Haven't had a chance to read through it carefully, but I did notice that you show attaching the handle using threads and using a wedged tenon. Do you have a preference?

Roger Feeley
06-08-2014, 10:48 PM
It's good to consider wood of regional significance. Here in Kansas, the state tree is Cottonwood. I can't imagine a wood much worse for the task. In Kansas, I think I would choose hedge (Osage Orange).

Steve Doerr
06-08-2014, 11:26 PM
Ron, here is an illustration of what Bob is talking about. Jam chuck (http://www.turnedtreasures.com/project.html/gavel_turning/gavel.html)

Thom Sturgill
06-09-2014, 7:58 AM
Ron, basically turn a bowl that the head will fit into snugly with the ends jammed into the insides of the bowl so that the head spins on its short axis. Pressure from the drill held in the tailstock will help keep the piece in place while you drill.

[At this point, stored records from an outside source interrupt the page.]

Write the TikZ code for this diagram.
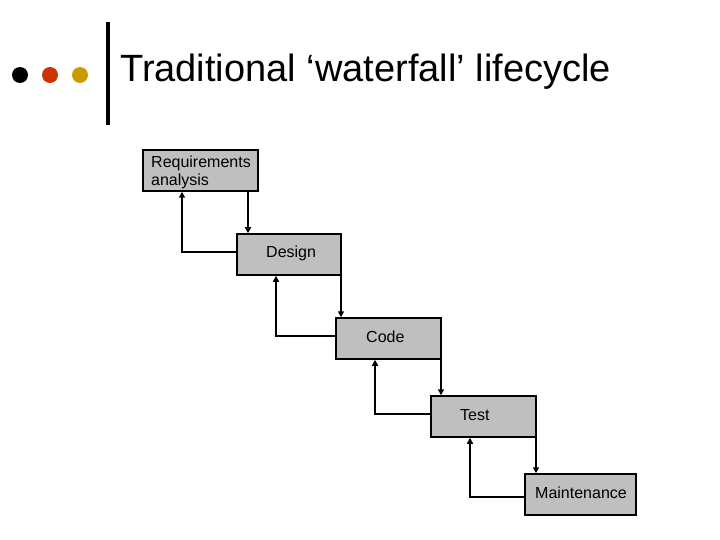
\documentclass[tikz,border=0pt]{standalone}
\usepackage{fontspec}
\setmainfont{Liberation Sans}
\usetikzlibrary{arrows.meta}
\definecolor{dotred}{HTML}{CC3300}
\definecolor{dotgold}{HTML}{CC9900}
\begin{document}
\begin{tikzpicture}[x=1pt,y=-1pt,
  stage/.style={draw,line width=1.5pt,fill=black!25,inner sep=0},
  lbl/.style={anchor=west,font=\fontsize{16}{18}\selectfont,align=left,inner sep=0},
  conn/.style={line width=1.5pt,-{Triangle[length=6pt,width=6pt]}}]
\useasboundingbox (0,0) rectangle (720,540);
\fill[black] (20,75) circle (8) coordinate (d1);
\fill[dotred] (50,75) circle (8) coordinate (d2);
\fill[dotgold] (80,75) circle (8) coordinate (d3);
\draw[line width=4pt] (108,22) coordinate (b1) -- (108,125) coordinate (b2);
\node[anchor=west,inner sep=0,font=\fontsize{38}{42}\selectfont] (title) at (120,72) {Traditional ‘waterfall’ lifecycle};
\node[stage,minimum width=115,minimum height=41] (req) at (200.5,170.5) {};
\node[stage,minimum width=104,minimum height=41] (des) at (289,254.5) {};
\node[stage,minimum width=105,minimum height=41] (cod) at (388.5,338.5) {};
\node[stage,minimum width=105,minimum height=41] (tst) at (483.5,416.5) {};
\node[stage,minimum width=111,minimum height=41] (mnt) at (580.5,494.5) {};
\node[lbl] (reqt) at (151,172) {Requirements\\analysis};
\node[lbl] (dest) at (266,253) {Design};
\node[lbl] (codt) at (366,337) {Code};
\node[lbl] (tstt) at (460,415) {Test};
\node[lbl] (mntt) at (535,493) {Maintenance};
\draw[conn] (req.south -| 248,0) -- (des.north -| 248,0);
\draw[conn] (des.south -| 341,0) -- (cod.north -| 341,0);
\draw[conn] (cod.south -| 441,0) -- (tst.north -| 441,0);
\draw[conn] (tst.south -| 536,0) -- (mnt.north -| 536,0);
\draw[conn] (des.west |- 0,252) -| (req.south -| 182,0);
\draw[conn] (cod.west |- 0,336) -| (des.south -| 276,0);
\draw[conn] (tst.west |- 0,414) -| (cod.south -| 375,0);
\draw[conn] (mnt.west |- 0,497) -| (tst.south -| 470,0);
\end{tikzpicture}
\end{document}
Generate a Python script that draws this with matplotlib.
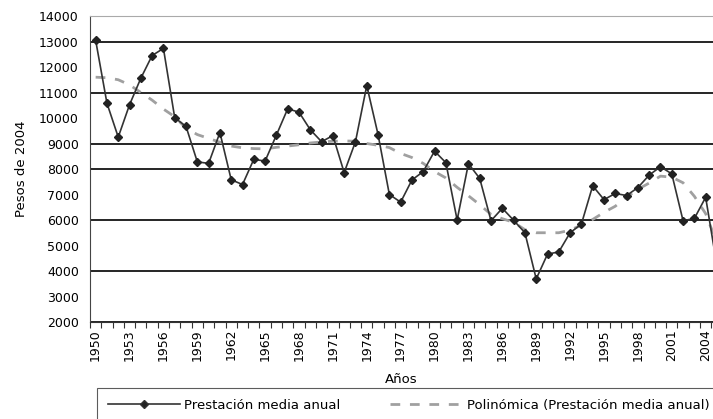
import matplotlib
matplotlib.use('Agg')
import matplotlib.pyplot as plt
from matplotlib.lines import Line2D

# years shown on the chart (2005 is cut off by the right edge)
years = list(range(1950, 2006))

prestacion = [13050, 10580, 9250, 10520, 11560, 12450, 12730, 10010, 9670, 8280,
              8220, 9430, 7580, 7390, 8380, 8310, 9330, 10360, 10230, 9540,
              9070, 9310, 7860, 9070, 11270, 9350, 7000, 6700, 7570, 7900,
              8700, 8250, 6000, 8210, 7630, 5970, 6460, 5990, 5500, 3690,
              4660, 4750, 5500, 5840, 7340, 6800, 7040, 6960, 7270, 7760,
              8090, 7810, 5970, 6060, 6890, 4200]

polinomica = [11600, 11580, 11500, 11300, 11000, 10700, 10350, 10050, 9600, 9350,
              9200, 9050, 8900, 8830, 8800, 8790, 8850, 8900, 8950, 9020,
              9060, 9090, 9100, 9090, 9000, 8930, 8840, 8610, 8450, 8220,
              7900, 7650, 7280, 6950, 6600, 6220, 6050, 5910, 5620, 5500,
              5500, 5500, 5600, 5800, 6020, 6300, 6540, 6900, 7200, 7450,
              7720, 7680, 7460, 6930, 6250, 5100]

tick_years = list(range(1950, 2005, 3))
y_ticks = list(range(2000, 15000, 1000))
grid_values = [2000, 4000, 6000, 8000, 9000, 11000, 13000]

plt.rcParams['font.family'] = ['DejaVu Sans']

fig = plt.figure(figsize=(7.13, 4.19), dpi=100)
ax = fig.add_axes([90 / 713, 1 - 322 / 419, 623 / 713, 306 / 419])

for v in grid_values:
    ax.axhline(v, color='black', linewidth=1.2, zorder=1)

ax.plot(years, polinomica, color='#a0a0a0', linestyle=(0, (3.5, 3.5)), linewidth=2, zorder=2)
ax.plot(years, prestacion, color='#333333', linewidth=1.2, marker='D', markersize=4.5,
        markerfacecolor='#222222', markeredgecolor='#222222', zorder=3)

ax.set_xlim(1949.5, 2004.65)
ax.set_ylim(2000, 14000)

# labels on the categories, tick marks between them
ax.set_xticks(tick_years)
ax.set_xticklabels([str(y) for y in tick_years], rotation=90, fontsize=9)
ax.set_xticks([y + 0.5 for y in range(1949, 2005)], minor=True)
ax.tick_params(axis='x', which='major', length=0, pad=5)
ax.tick_params(axis='x', which='minor', length=4, width=0.8, color='#333333')

ax.set_yticks(y_ticks)
ax.set_yticklabels([str(v) for v in y_ticks], fontsize=9)
ax.set_yticks(grid_values, minor=True)
ax.tick_params(axis='y', which='major', length=0, pad=8)
ax.tick_params(axis='y', which='minor', length=5, width=1, color='black')

ax.spines['right'].set_visible(False)
ax.spines['top'].set_color('#aaaaaa')
ax.spines['left'].set_color('#444444')
ax.spines['bottom'].set_color('#333333')

ax.set_xlabel('Años', fontsize=9.5, labelpad=9)
ax.set_ylabel('Pesos de 2004', fontsize=9.5, labelpad=8)

handles = [Line2D([], [], color='#333333', linewidth=1.2, marker='D', markersize=4,
                  markerfacecolor='#222222'),
           Line2D([], [], color='#a0a0a0', linestyle=(0, (3.5, 3.5)), linewidth=2)]
leg = fig.legend(handles, ['Prestación media anual', 'Polinómica (Prestación media anual)'],
                 loc='upper left', bbox_to_anchor=(97 / 713, 1 - 388 / 419), ncol=2,
                 fontsize=9.5, handlelength=5.5, handletextpad=0.3, columnspacing=3.8,
                 borderpad=0.8, borderaxespad=0, fancybox=False, frameon=True)
leg.get_frame().set_edgecolor('#333333')
leg.get_frame().set_linewidth(0.8)

fig.savefig('out.png', dpi=100)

I was taught to drill the hole in a square blank at the drill press before turning. Just be careful to get the hole centered in the width of the piece.

If you are off-center, scribe a line the length of the blank parallel with one side that passes through the center of the hole. Extend the line across the end faces and make sure that your live and spur centers are on those lines when you round the blank. That would re-center the hole. The length can be adjusted when turning to balance either side of the hole. Unless you flatten the area at the hole, DO NOT turn a shoulder on the handle as a flat shoulder will not mate up to a round surface. It is much better to bring a cove back to a peak or bead.

I like the ideas of turning several samples - good spindle practice, and either choosing wood from the state tree or of local importance, or her personal favorite. for example down hear in Florida the state tree is the Sabal Palm, which I don't think would work well, but I live on the Treasure Coast which is a big Citrus area. So I would probably use some form of Citrus or Avocado which is farmed locally also, though Rosewood and Mahogany are also local woods.

Ron Kanter
06-09-2014, 4:04 PM
Steve,
That is a great tutorial. Not only shows every step, but includes the little tips that make those steps go smoothly.
Thom,
Thanks for the alternative method for drilling a centered hole. Always more than one way to get the job done. So you have a preference when making gavels?

Jim Watkins
06-10-2014, 10:51 PM
I made one for an exulted ruler at the Elks Lodge. This was made from Brazilian Cherry. It looked great after it was done. The Striker was the wood. Then I used a high gloss poly urethane finish.